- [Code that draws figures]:
====

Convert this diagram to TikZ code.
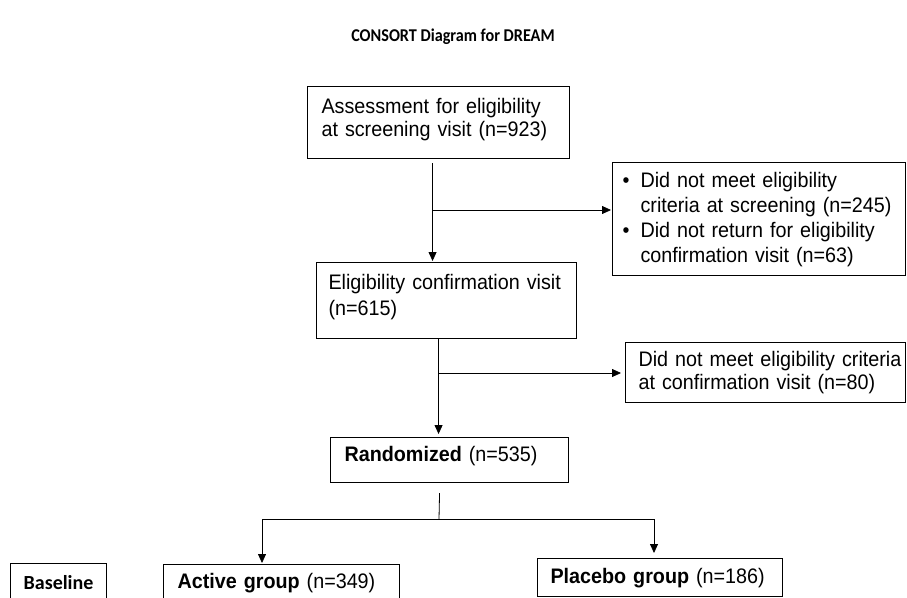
\documentclass[tikz,border=0pt]{standalone}
\usepackage{fontspec}
\setmainfont{Liberation Sans}[FakeStretch=0.94]
\newfontfamily\calibri{Carlito}
\newfontfamily\titlefont{Carlito}[FakeStretch=0.9]
\usetikzlibrary{arrows.meta}

\tikzset{
  flowbox/.style={draw, line width=1.1pt, inner xsep=14pt, inner ysep=0pt,
    align=left, anchor=north west, font=\fontsize{21}{23}\selectfont},
  flowline/.style={line width=0.8pt},
  flowarrow/.style={flowline, -{Triangle[length=9pt,width=8pt]}, shorten >=1pt}
}

\begin{document}
\begin{tikzpicture}[x=1pt,y=-1pt]
    \useasboundingbox (0,0) rectangle (907,597);
    \clip (0,0) rectangle (907,597);

    % Title
    \node (title) at (453,37) {\titlefont\fontsize{18}{21}\selectfont\bfseries CONSORT Diagram for DREAM};

    % Screening and exclusions
    \node[flowbox, text width=234pt, text height=27pt, text depth=45pt] (assess) at (307,86)
        {Assessment for eligibility\\at screening visit (n=923)};
    \node[flowbox, inner xsep=10pt, text width=273pt, text height=25pt, text depth=88pt,
          font=\fontsize{21}{25}\selectfont] (excl1) at (612,162)
        {\makebox[18pt][l]{\textbullet}Did not meet eligibility\\
         \hspace*{18pt}criteria at screening (n=245)\\
         \makebox[18pt][l]{\textbullet}Did not return for eligibility\\
         \hspace*{18pt}confirmation visit (n=63)};

    % Confirmation visit
    \node[flowbox, inner xsep=12pt, text width=236pt, text height=27pt, text depth=49pt,
          font=\fontsize{21}{26}\selectfont] (confirm) at (316,262)
        {Eligibility confirmation visit\\(n=615)};
    \node[flowbox, inner xsep=13pt, text width=254pt, text height=24pt, text depth=36pt] (excl2) at (625,342)
        {\mbox{Did not meet eligibility criteria}\\at confirmation visit (n=80)};

    % Randomisation
    \node[flowbox, text width=210pt, text height=24pt, text depth=21pt] (rand) at (330,437)
        {\textbf{Randomized} (n=535)};

    % Arms
    \node[flowbox, align=center, inner xsep=0pt, minimum width=96pt, text height=26pt, text depth=20pt] (baseline) at (10,563)
        {\calibri\fontsize{20}{22}\selectfont\bfseries Baseline};
    \node[flowbox, text width=208pt, text height=24pt, text depth=20pt] (active) at (163,564)
        {\textbf{Active group} (n=349)};
    \node[flowbox, inner xsep=13pt, text width=219pt, text height=25pt, text depth=13pt] (placebo) at (537,558)
        {\textbf{Placebo group} (n=186)};

    % Connectors
    \coordinate (br1) at (432,210);
    \coordinate (br2) at (438,373);
    \coordinate (split) at (439,519);
    \coordinate (splitL) at (262,519);
    \coordinate (splitR) at (654,519);

    \draw[flowarrow] ([xshift=-6pt,yshift=-4pt]assess.south) -- ([xshift=-6pt]assess.south |- confirm.north);
    \draw[flowarrow] (br1) -- (br1 -| excl1.west);

    \draw[flowarrow, shorten >=3pt] ([xshift=-8pt]confirm.south) -- ([xshift=-8pt]confirm.south |- rand.north);
    \draw[flowarrow, shorten >=4pt] (br2) -- (br2 -| excl2.west);

    \draw[flowline] ([xshift=-10pt,yshift=-10pt]rand.south) -- (split);
    \draw[flowline] (splitL) -- (splitR);
    \draw[flowarrow] (splitL) -- (splitL |- active.north);
    \draw[flowarrow, shorten >=5pt] (splitR) -- (splitR |- placebo.north);
\end{tikzpicture}
\end{document}
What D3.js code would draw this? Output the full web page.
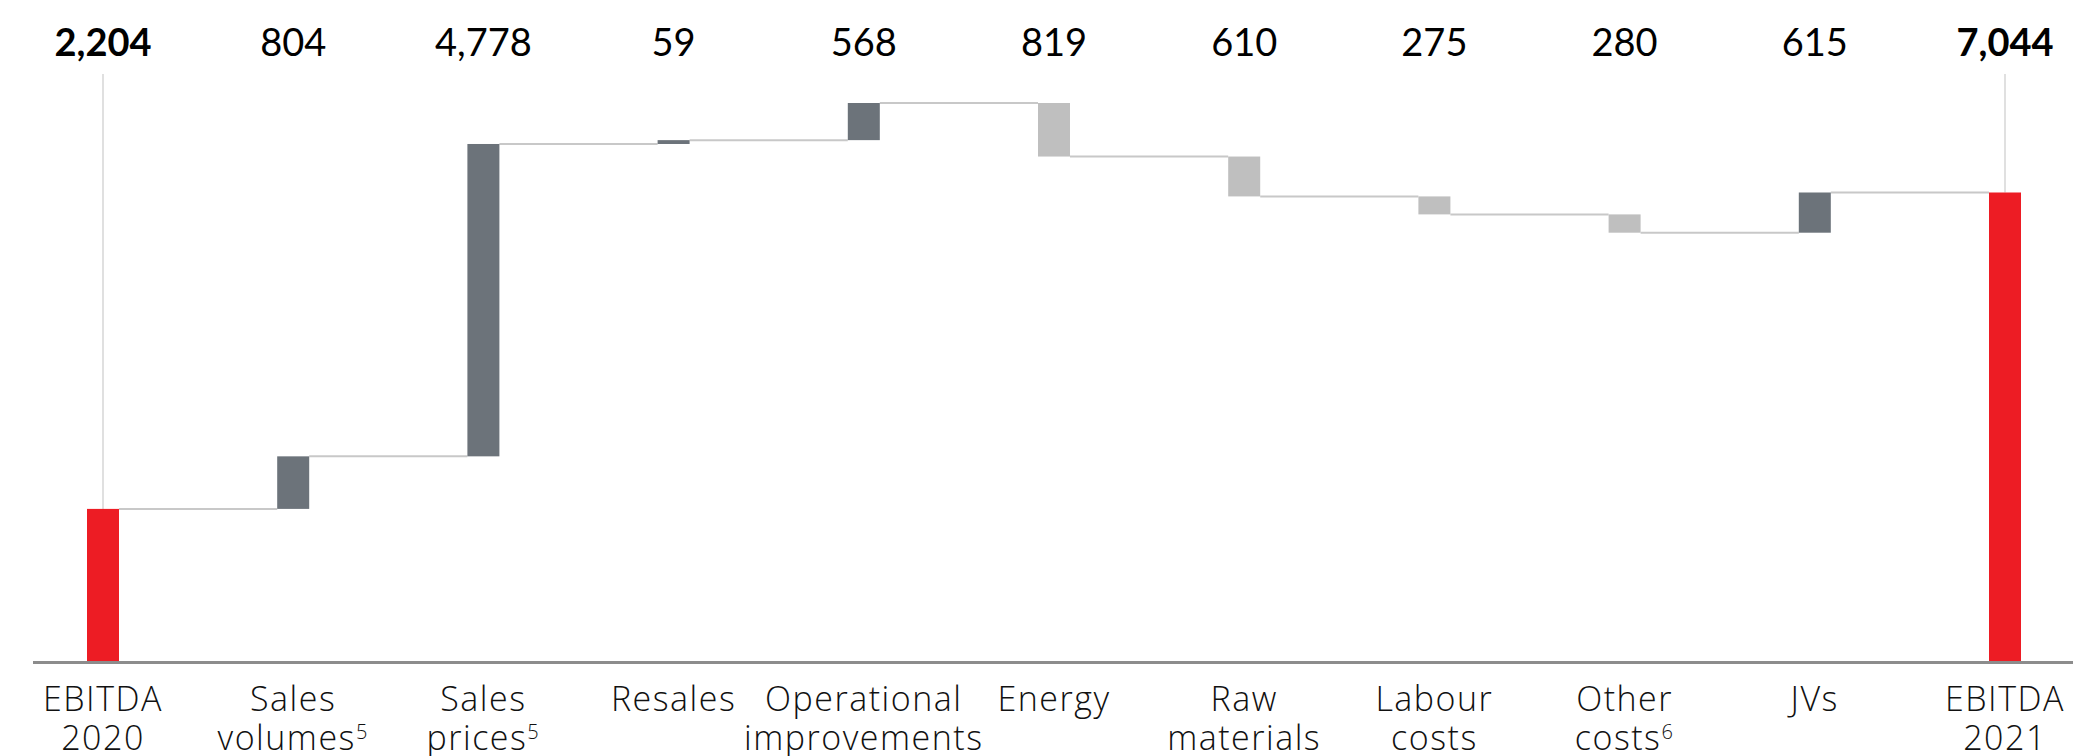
<!DOCTYPE html>
<html>
<head>
<meta charset="utf-8">
<script src="https://cdn.jsdelivr.net/npm/d3@7"></script>
<style>
  body { margin: 0; background: #fff; }
  svg { display: block; }
  .val { font-family: Lato, "Open Sans", sans-serif; font-size: 38px; fill: #000; }
  .cat { font-family: "Open Sans", Lato, sans-serif; font-weight: 300; font-size: 34px; letter-spacing: 1.5px; fill: #111; }
</style>
</head>
<body>
<svg width="2073" height="756"></svg>
<script>
  // data
  const categories = ["EBITDA 2020", "Sales volumes", "Sales prices", "Resales", "Operational improvements",
                      "Energy", "Raw materials", "Labour costs", "Other costs", "JVs", "EBITDA 2021"];
  const labelLines = [["EBITDA", "2020"], ["Sales", "volumes"], ["Sales", "prices"], ["Resales"],
                      ["Operational", "improvements"], ["Energy"], ["Raw", "materials"], ["Labour", "costs"],
                      ["Other", "costs"], ["JVs"], ["EBITDA", "2021"]];
  const footnotes = ["", "5", "5", "", "", "", "", "", "6", "", ""];
  const values = [2204, 804, 4778, 59, 568, -819, -610, -275, -280, 615, 7044];
  const kinds = ["total", "up", "up", "up", "up", "down", "down", "down", "down", "up", "total"];

  const svg = d3.select('svg');
  const g = svg.append('g');

  const colors = { total: '#ed1c24', up: '#6c737a', down: '#bfbfbf' };

  // running totals
  let run = 0;
  const bars = values.map((v, i) => {
    let start, end;
    if (kinds[i] === 'total') { start = 0; end = v; run = v; }
    else { start = run; end = run + v; run = end; }
    return { cat: categories[i], i, v, start, end, kind: kinds[i] };
  });

  const x = d3.scalePoint().domain(categories).range([103, 2005]);
  const y = d3.scaleLinear().domain([-138, 8413]).range([662, 103]);
  const bw = 32;

  // vertical guide lines above the totals
  g.selectAll('line.guide')
    .data(bars.filter(d => d.kind === 'total'))
    .enter().append('line')
      .attr('x1', d => x(d.cat)).attr('x2', d => x(d.cat))
      .attr('y1', 74).attr('y2', d => y(d.end))
      .attr('stroke', '#d6d6d6').attr('stroke-width', 1.5);

  // connectors
  g.selectAll('line.conn')
    .data(bars.slice(0, -1))
    .enter().append('line')
      .attr('x1', d => x(d.cat) + bw / 2)
      .attr('x2', d => x(categories[d.i + 1]) - bw / 2)
      .attr('y1', d => y(d.end)).attr('y2', d => y(d.end))
      .attr('stroke', '#c8c8c8').attr('stroke-width', 2);

  // bars
  g.selectAll('rect')
    .data(bars)
    .enter().append('rect')
      .attr('x', d => x(d.cat) - bw / 2)
      .attr('width', bw)
      .attr('y', d => d.kind === 'total' ? y(d.end) : y(Math.max(d.start, d.end)))
      .attr('height', d => d.kind === 'total' ? y.range()[0] - y(d.end) : Math.abs(y(d.start) - y(d.end)))
      .attr('fill', d => colors[d.kind]);

  // baseline
  g.append('line')
    .attr('x1', 33).attr('x2', 2073)
    .attr('y1', y.range()[0] + 0.5).attr('y2', y.range()[0] + 0.5)
    .attr('stroke', '#8c8c8c').attr('stroke-width', 3);

  // values on top
  const fmt = d3.format(',');
  g.selectAll('text.val')
    .data(bars)
    .enter().append('text')
      .attr('class', 'val')
      .attr('x', d => x(d.cat))
      .attr('y', 56)
      .attr('text-anchor', 'middle')
      .style('font-weight', d => d.kind === 'total' ? 700 : 400)
      .text(d => fmt(Math.abs(d.v)));

  // category labels
  const cats = g.selectAll('text.cat')
    .data(bars)
    .enter().append('text')
      .attr('class', 'cat')
      .attr('text-anchor', 'middle')
      .attr('x', d => x(d.cat))
      .attr('y', 711);

  cats.each(function(d) {
    const t = d3.select(this);
    const lines = labelLines[d.i];
    lines.forEach((ln, j) => {
      t.append('tspan')
        .attr('x', x(d.cat))
        .attr('y', 711 + 39 * j)
        .text(ln);
      if (j === lines.length - 1 && footnotes[d.i]) {
        t.append('tspan')
          .attr('dy', -11)
          .style('font-size', '20px')
          .text(footnotes[d.i]);
      }
    });
  });
</script>
</body>
</html>
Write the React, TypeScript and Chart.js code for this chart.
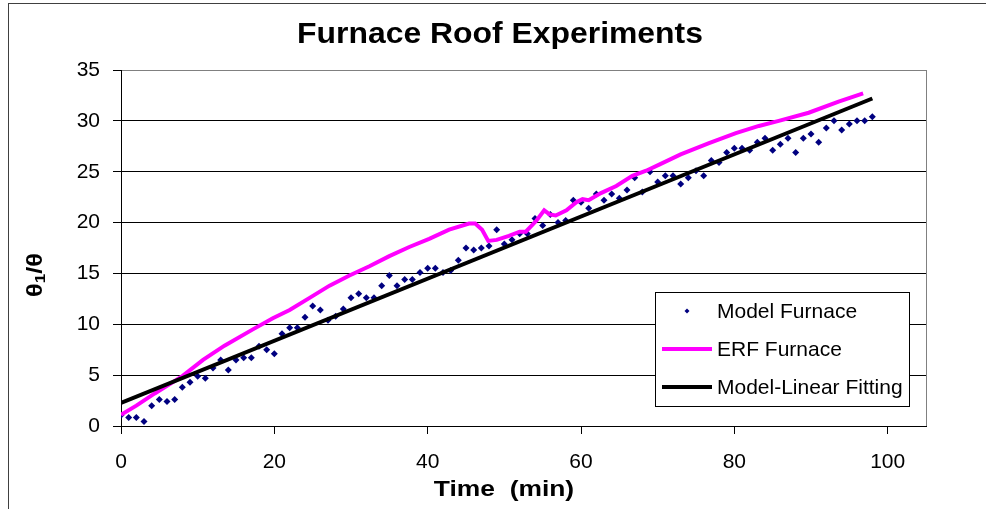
import React, { useEffect, useRef } from 'react';
import { Chart, registerables } from 'chart.js';

Chart.register(...registerables);

const chartTitle = 'Furnace Roof Experiments';
const xAxisTitle = 'Time  (min)';
const seriesNames = ['Model Furnace', 'ERF Furnace', 'Model-Linear Fitting'];

const modelTime = [
  0, 1, 2, 3, 4, 5, 6, 7, 8, 9, 10, 11, 12, 13, 14, 15, 16, 17, 18, 19,
  20, 21, 22, 23, 24, 25, 26, 27, 28, 29, 30, 31, 32, 33, 34, 35, 36, 37, 38, 39,
  40, 41, 42, 43, 44, 45, 46, 47, 48, 49, 50, 51, 52, 53, 54, 55, 56, 57, 58, 59,
  60, 61, 62, 63, 64, 65, 66, 67, 68, 69, 70, 71, 72, 73, 74, 75, 76, 77, 78, 79,
  80, 81, 82, 83, 84, 85, 86, 87, 88, 89, 90, 91, 92, 93, 94, 95, 96, 97, 98,
];
const modelFurnace = [
  1.05, 0.83, 0.83, 0.44, 2.0, 2.6, 2.4, 2.6, 3.8, 4.3, 4.9, 4.7, 5.7, 6.5, 5.5, 6.5, 6.7, 6.7, 7.85, 7.5,
  7.1, 9.07, 9.66, 9.66, 10.7, 11.8, 11.4, 10.4, 10.8, 11.5, 12.6, 13.0, 12.6, 12.6, 13.8, 14.8, 13.8, 14.4, 14.4, 15.1,
  15.5, 15.5, 15.1, 15.3, 16.3, 17.5, 17.3, 17.5, 17.7, 19.3, 17.9, 18.3, 18.9, 18.9, 20.4, 19.7, 20.8, 20.0, 20.2, 22.2,
  22.0, 21.4, 22.8, 22.2, 22.8, 22.4, 23.2, 24.4, 23.0, 25.0, 24.0, 24.6, 24.6, 23.8, 24.4, 25.1, 24.6, 26.1, 25.9, 26.9,
  27.3, 27.3, 27.1, 27.9, 28.3, 27.1, 27.7, 28.3, 26.9, 28.3, 28.7, 27.9, 29.3, 30.0, 29.1, 29.7, 30.0, 30.0, 30.4,
];

const erfTime = [
  0, 2, 4.4, 8, 10.7, 13.5, 17.2, 19.8, 22, 24.6, 27.2, 29.8, 32.4, 35, 37.6, 40.2, 42.8, 45.4, 46.2, 47.1,
  47.9, 49, 50.6, 52, 52.8, 54.2, 55.2, 55.9, 56.7, 58.1, 59.4, 60.2, 61, 62.6, 64.6, 66.7, 68.5, 70.2, 73, 76.7,
  80.2, 83.2, 85.8, 89.7, 93.6, 96.8,
];
const erfFurnace = [
  1.1, 2.0, 3.2, 4.9, 6.5, 7.9, 9.5, 10.6, 11.4, 12.6, 13.8, 14.8, 15.7, 16.7, 17.6, 18.4, 19.3, 19.9, 19.9, 19.3,
  18.2, 18.3, 18.7, 19.1, 19.1, 20.2, 21.2, 20.8, 20.7, 21.2, 22.0, 22.3, 22.2, 22.9, 23.6, 24.6, 25.1, 25.7, 26.7, 27.8,
  28.8, 29.5, 30.0, 30.8, 31.9, 32.7,
];

const fitTime = [0, 98];
const fitValue = [2.27, 32.2];

const xTicks = [0, 20, 40, 60, 80, 100];
const yTicks = [0, 5, 10, 15, 20, 25, 30, 35];

const FONT = 'Arial, "Liberation Sans", sans-serif';
const NAVY = '#000080';
const MAGENTA = '#FF00FF';

function stretchedText(ctx: any, text: string, cx: number, cy: number, sx: number) {
  ctx.save();
  ctx.translate(cx, cy);
  ctx.scale(sx, 1);
  ctx.fillText(text, 0, 0);
  ctx.restore();
}

const decorPlugin = {
  id: 'decor',
  beforeDraw(chart: any) {
    const ctx = chart.ctx;
    ctx.save();
    ctx.fillStyle = '#ffffff';
    ctx.fillRect(0, 0, chart.width, chart.height);
    ctx.restore();
  },
  afterDraw(chart: any) {
    const ctx = chart.ctx;
    const area = chart.chartArea;
    ctx.save();

    // plot area right border (grey)
    ctx.strokeStyle = '#808080';
    ctx.lineWidth = 1;
    ctx.beginPath();
    ctx.moveTo(Math.round(area.right) + 0.5, area.top);
    ctx.lineTo(Math.round(area.right) + 0.5, area.bottom);
    ctx.stroke();

    // outer chart border
    ctx.strokeStyle = '#404040';
    ctx.lineWidth = 1;
    ctx.strokeRect(8.5, 3.5, 1200, 800);

    // title
    ctx.fillStyle = '#000';
    ctx.textAlign = 'center';
    ctx.textBaseline = 'middle';
    ctx.font = `bold 29px ${FONT}`;
    stretchedText(ctx, chartTitle, 500, 35, 1.1);

    // x title
    ctx.font = `bold 22px ${FONT}`;
    stretchedText(ctx, xAxisTitle, 504, 490, 1.2);

    // y title: θ1/θ with subscript
    ctx.save();
    ctx.translate(36, 275);
    ctx.rotate(-Math.PI / 2);
    ctx.scale(1.15, 1);
    ctx.textAlign = 'left';
    ctx.textBaseline = 'middle';
    const bigFont = `bold 22px ${FONT}`;
    const smallFont = `bold 15px ${FONT}`;
    ctx.font = bigFont;
    const w1 = ctx.measureText('θ').width;
    const w3 = ctx.measureText('/θ').width;
    ctx.font = smallFont;
    const w2 = ctx.measureText('1').width;
    let x0 = -(w1 + w2 + w3) / 2;
    ctx.font = bigFont;
    ctx.fillText('θ', x0, 0);
    x0 += w1;
    ctx.font = smallFont;
    ctx.fillText('1', x0, 5);
    x0 += w2;
    ctx.font = bigFont;
    ctx.fillText('/θ', x0, 0);
    ctx.restore();

    // legend
    const lx = 655.5, ly = 292.5, lw = 254, lh = 114;
    ctx.fillStyle = '#ffffff';
    ctx.fillRect(lx, ly, lw, lh);
    ctx.strokeStyle = '#000';
    ctx.lineWidth = 1;
    ctx.strokeRect(lx, ly, lw, lh);

    const rows = [311, 349, 387];
    ctx.fillStyle = NAVY;
    ctx.beginPath();
    ctx.moveTo(687, rows[0] - 2.5);
    ctx.lineTo(689.5, rows[0]);
    ctx.lineTo(687, rows[0] + 2.5);
    ctx.lineTo(684.5, rows[0]);
    ctx.closePath();
    ctx.fill();
    ctx.lineWidth = 4;
    ctx.strokeStyle = MAGENTA;
    ctx.beginPath();
    ctx.moveTo(662, rows[1]);
    ctx.lineTo(712, rows[1]);
    ctx.stroke();
    ctx.strokeStyle = '#000';
    ctx.beginPath();
    ctx.moveTo(662, rows[2]);
    ctx.lineTo(712, rows[2]);
    ctx.stroke();

    ctx.fillStyle = '#000';
    ctx.font = `21px ${FONT}`;
    ctx.textAlign = 'left';
    ctx.textBaseline = 'middle';
    seriesNames.forEach((name, i) => ctx.fillText(name, 717, rows[i] + 1));

    ctx.restore();
  },
};

export default function App() {
  const canvasRef = useRef<HTMLCanvasElement | null>(null);

  useEffect(() => {
    const canvas = canvasRef.current;
    if (!canvas) return;
    const chart = new Chart(canvas, {
      type: 'scatter',
      data: {
        datasets: [
          {
            label: seriesNames[0],
            data: modelTime.map((t, i) => ({ x: t, y: modelFurnace[i] })),
            pointStyle: 'rectRot',
            pointRadius: 3.5,
            pointBackgroundColor: NAVY,
            pointBorderWidth: 0,
            borderWidth: 0,
            showLine: false,
            order: 3,
          },
          {
            label: seriesNames[1],
            data: erfTime.map((t, i) => ({ x: t, y: erfFurnace[i] })),
            showLine: true,
            borderColor: MAGENTA,
            borderWidth: 4,
            pointRadius: 0,
            tension: 0,
            order: 2,
          },
          {
            label: seriesNames[2],
            data: fitTime.map((t, i) => ({ x: t, y: fitValue[i] })),
            showLine: true,
            borderColor: '#000000',
            borderWidth: 4,
            pointRadius: 0,
            order: 1,
          },
        ],
      },
      options: {
        animation: false,
        responsive: false,
        devicePixelRatio: 1,
        layout: { padding: { left: 0, right: 60, top: 70, bottom: 0 } },
        plugins: {
          legend: { display: false },
          tooltip: { enabled: false },
          title: { display: false },
        },
        scales: {
          x: {
            type: 'linear',
            min: 0,
            max: 105,
            afterBuildTicks: (s: any) => {
              s.ticks = xTicks.map((v) => ({ value: v }));
            },
            afterFit: (s: any) => {
              s.height = 83;
            },
            ticks: {
              color: '#000',
              font: { family: FONT, size: 21 },
              padding: 16,
              maxRotation: 0,
              autoSkip: false,
            },
            grid: {
              display: true,
              drawOnChartArea: false,
              drawTicks: true,
              tickLength: 8,
              color: '#000',
              lineWidth: 1,
            },
            border: { display: true, color: '#000', width: 1 },
          },
          y: {
            type: 'linear',
            min: 0,
            max: 35,
            afterBuildTicks: (s: any) => {
              s.ticks = yTicks.map((v) => ({ value: v }));
            },
            afterFit: (s: any) => {
              s.width = 121;
            },
            ticks: {
              color: '#000',
              font: { family: FONT, size: 21 },
              padding: 13,
              autoSkip: false,
            },
            grid: {
              display: true,
              drawTicks: true,
              tickLength: 8,
              color: (c: any) => (c.tick && c.tick.value === 35 ? '#808080' : '#000'),
              tickColor: '#000',
              lineWidth: 1,
            },
            border: { display: true, color: '#000', width: 1 },
          },
        },
      },
      plugins: [decorPlugin],
    } as any);
    return () => chart.destroy();
  }, []);

  return (
    <div style={{ position: 'absolute', left: 0, top: 0, width: 986, height: 509, background: '#fff' }}>
      <canvas ref={canvasRef} width={986} height={509} style={{ width: 986, height: 509, display: 'block' }} />
    </div>
  );
}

====

- [WORK TO BE COMPLETED]: Look through the material above. Copy each line where the word "React" appears.

- [COMPLETE RESPONSE]:
Write the React, TypeScript and Chart.js code for this chart.
import React, { useEffect, useRef } from 'react';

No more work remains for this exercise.